1. Nessuna tassa sulle mance. Durante la campagna elettorale il leader repubblicano ha insistito molto sull’abolizione delle tasse sulle mance e ora questa sua promessa fa parte, insieme ad altre riduzioni, del pacchetto. Si tratta di una detrazione fiscale per l’importo totale del reddito ricevuto con le mance. In quest’ottica oltre alla ristorazione sono considerati come lavori destinatari delle detrazioni pure la cura dei capelli, la cura delle unghie, l’estetica, i trattamenti per il corpo e le spa.

2. Nessuna tassa sugli straordinari. Anche qui siamo di fronte a un altro dei cavalli di battaglia della campagna elettorale dell’attuale presidente statunitense. Si tratta stavolta di esentare le retribuzioni per gli straordinari dalle tasse attraverso una nuova detrazione. La legge in discussione non consentirebbe però – come ha evidenziato di recente anche il quotidiano americano “The Washington Post” – «la detrazione delle retribuzioni per gli straordinari dalle mance o per i ‘dipendenti altamente retribuiti’ e richiederebbe ai contribuenti di utilizzare un numero di previdenza sociale quando richiedono la detrazione».

3. Nessuna tassa sugli interessi sui prestiti per le auto. Qui la politica di tagli alle tasse si mischia alla volontà (politica) di incentivare l’acquisto di auto prodotte negli Stati Uniti.
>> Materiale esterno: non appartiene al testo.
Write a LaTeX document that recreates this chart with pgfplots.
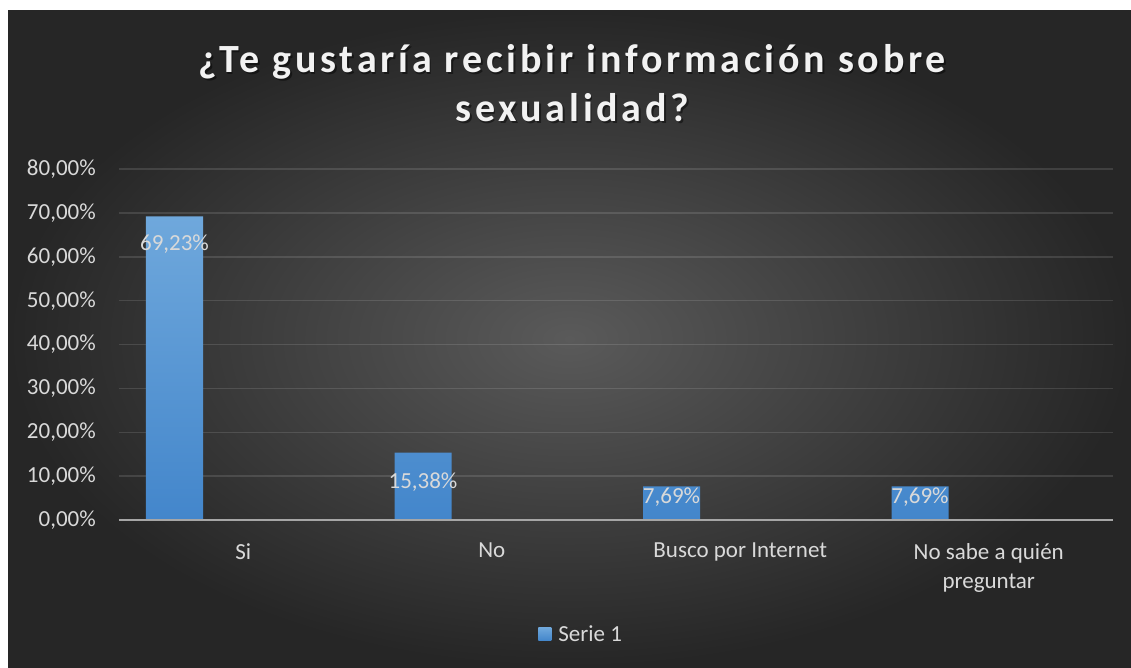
\documentclass[border=0pt]{standalone}
\usepackage{pgfplots}
\pgfplotsset{compat=1.18}
\usepackage{fontspec}
\setmainfont{Carlito}
\definecolor{bgc}{HTML}{5A5A5A}
\definecolor{bge}{HTML}{262626}
\definecolor{bartop}{HTML}{6FA8DC}
\definecolor{barbot}{HTML}{4386CB}
\definecolor{txt}{HTML}{D9D9D9}
\definecolor{axgray}{HTML}{A6A6A6}
\definecolor{titlec}{HTML}{F2F2F2}
\begin{document}
\begin{tikzpicture}[x=1pt,y=1pt]
\path[use as bounding box] (0,0) rectangle (1131,667);
\fill[white] (0,0) rectangle (1131,667);
\shade[inner color=bgc, outer color=bge] (8,0) rectangle (1131,656);
% title
\begin{scope}[every node/.style={inner sep=0pt, anchor=base, font=\fontsize{40}{46}\selectfont\bfseries\addfontfeature{LetterSpace=9.5}}]
\node[text=black, opacity=0.45] at (574,592.5) {¿Te gustaría recibir información sobre};
\node[text=black, opacity=0.45] at (574,543.5) {sexualidad?};
\node[text=titlec] at (572.5,594) {¿Te gustaría recibir información sobre};
\node[text=titlec] at (572.5,545) {sexualidad?};
\end{scope}
\begin{axis}[
  at={(119pt,147pt)}, anchor=south west,
  scale only axis, width=994pt, height=351pt,
  xmin=-0.5, xmax=3.5, ymin=0, ymax=80,
  axis line style={draw=none},
  major tick length=0pt,
  ytick={0,10,20,30,40,50,60,70,80},
  yticklabels={{0,00\%},{10,00\%},{20,00\%},{30,00\%},{40,00\%},{50,00\%},{60,00\%},{70,00\%},{80,00\%}},
  xtick={0,1,2,3},
  xticklabels={Si,No,Busco por Internet,{No sabe a quién\\preguntar}},
  ymajorgrids,
  grid style={draw=white, opacity=0.12, line width=1.5pt},
  /pgf/number format/assume math mode=true,
  yticklabel style={font=\fontsize{23}{28}\selectfont, text=txt, inner sep=0pt, anchor=east, xshift=-23pt},
  xticklabel style={font=\fontsize{23}{29}\selectfont, text=txt, inner sep=0pt, anchor=north, yshift=-23pt, align=center},
  legend style={at={(0.465,-0.325)}, anchor=center, draw=none, fill=none, font=\fontsize{23}{28}\selectfont, text=txt},
]
\addplot[ybar, bar width=57pt, bar shift=-68.75pt, draw=none, top color=bartop, bottom color=barbot,
  legend image code/.code={\shade[top color=bartop, bottom color=barbot] (0pt,-6.5pt) rectangle (13pt,6.5pt);}]
  coordinates {(0,69.23) (1,15.38) (2,7.69) (3,7.69)};
\addlegendentry{\hspace{5pt}Serie 1}
\addplot[draw=none, mark=none, forget plot, nodes near coords, point meta=explicit symbolic,
  nodes near coords style={anchor=base, inner sep=0pt, text=txt, font=\fontsize{23}{28}\selectfont, xshift=-68.75pt}]
  coordinates {(0,61.54) [69,23\%] (1,7.29) [15,38\%] (2,3.81) [7,69\%] (3,3.81) [7,69\%]};
\draw[axgray, line width=2pt] (rel axis cs:0,0) -- (rel axis cs:1,0);
\end{axis}
\end{tikzpicture}
\end{document}
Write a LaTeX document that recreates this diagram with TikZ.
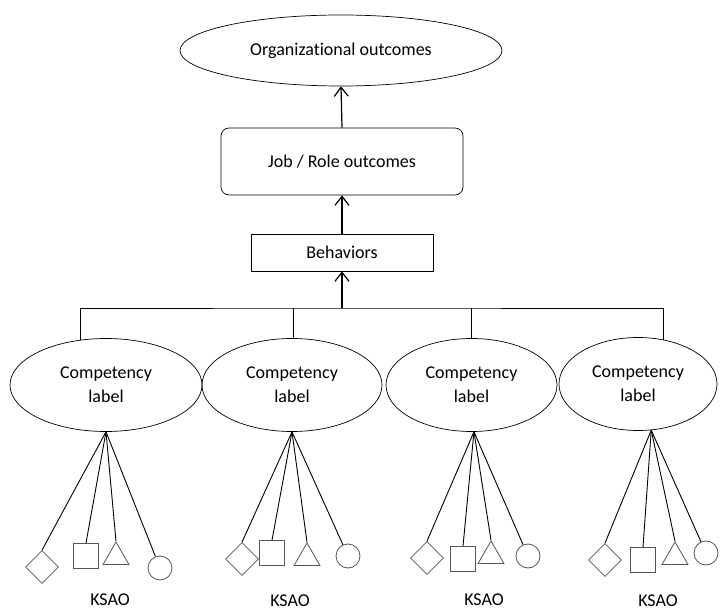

In una sua analisi sull’argomento, sempre “The Washington Post” ha infatti spiegato che in questo caso «il disegno di legge consentirebbe agli acquirenti di auto prodotte negli Stati Uniti di dedurre fino a 10mila dollari di interessi sui prestiti auto per quattro anni, un’idea di cui Trump ha parlato durante la campagna elettorale e ha poi ripreso quando i suoi dazi hanno iniziato a colpire l’industria automobilistica. Per i contribuenti che guadagnano più di 100mila dollari (o 200mila dollari per le coppie sposate che presentano una dichiarazione congiunta), la detrazione degli interessi sui prestiti diminuirebbe di 200 dollari per ogni 1.000 dollari di reddito aggiuntivo».

Vi sono altri capitoli della rivoluzione fiscale trumpiana ma questi tre danno bene l’idea delle promesse in ballo. Mantenere la parola sul taglio delle tasse sarebbe sicuramente per il presidente un’occasione per risalire nei sondaggi. Unico problema: buona parte dei costi di questi tagli dovrebbero essere coperti (salvo cambiamenti) dagli introiti dei dazi e non serve un mago per accorgersi che gli incassi dei dazi non stanno andando come nelle previsioni.